In addition to a fine portrayal of his central character, Loebs also apparently scared the living crap out of the DC editorial staff by revealing that Barry Allen's one time foe, the Pied Piper, was actually gay. Having long since reformed, put on some weight, and settled down to be a nice guy, the Piper became one of Wally's staunchest friends and supporters, and his gentle, quirky, thoughtful demeanor gave probably the first overwhelmingly positive portrayal of a gay character in mainstream superhero comics. The very nanosecond Mark Waid took over writing the title, the Pied Piper vanished into oblivion and hasn't been seen or heard from since... but for a very brief time, there was one writer working in mainstream comics brave enough to show us a male gay character who wasn't either hilariously camp or dangerously deranged.
There's far more of worth to Loebs' scripts on FLASH than just a thoughtfully positive portrayal of alternative sexuality, and the fact that I not only bought something drawn by Greg LaRoque for years, but actually considered it to be the best superhero comic being published at the time, should speak volumes.

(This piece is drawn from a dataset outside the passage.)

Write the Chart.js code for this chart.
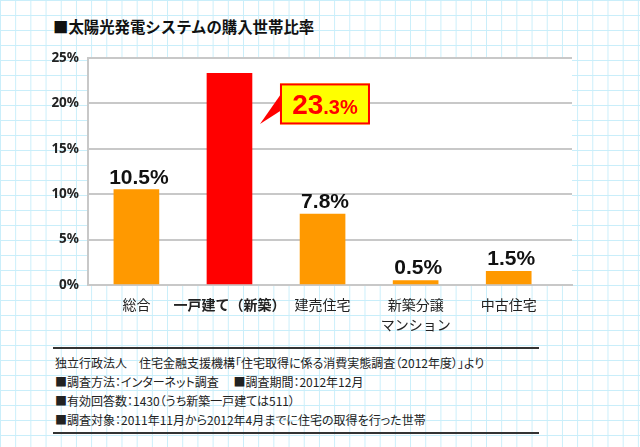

- SUICIDE SQUAD by Ostrander and McDonnell
What's there to say? There were some fairly stupid plots late in this series' run, and if those coincided pretty much exactly with the time period John Ostrander started letting his wife co-plot, well, say no more. Still, early on this series was doing some amazing stuff. Luke McDonnell's artwork never made it to the top of anyone's favorites list, but his work slowly grew on me, until I finally got the point where I couldn't imagine anyone else drawing the adventures of Colonel Rick Flagg and Company. SUICIDE SQUAD also stands out as being perhaps the only place where Batman was portrayed properly for the first five years after Crisis, in his occasional cameo appearances. Ostrander also writes a damn fine Darkseid, although if I were a member of one of his superteams, that's not a talent I'd prize in my writer.
- STAR BRAND by Jim Shooter and John Romita, Jr.
Probably the best 'realistic' superhero story ever done, at least, prior to Alan Moore's TOP 10 and PROMETHEA. Even the John Romita Jr. art isn't a huge drawback, although it certainly doesn't help much. Ken Connell's frequent misadventures as he ran into problems using his vast superpowers that simply never troubled folks like Superman or Green Lantern, such as actually losing track of the Earth on his first flight into space, and then having to struggle to find his native city again after getting back to the planet, were beautifully thought out little 'realistic' details that really gave Ken depth and credibility as a character. His fairly frank sexuality, as he entered into abusive, manipulative relationships that he knew he'd regret later, and even lusted after a teen aged babysitter, gave him a troubling level of believability, too. Since John Byrne took over the series after Shooter's departure, you have to pretty much figure it jumped right in the toilet and stayed there until the demise of the New Universe. Still, under Shooter, this was one of the little known gems in superhero comics of the late 80s.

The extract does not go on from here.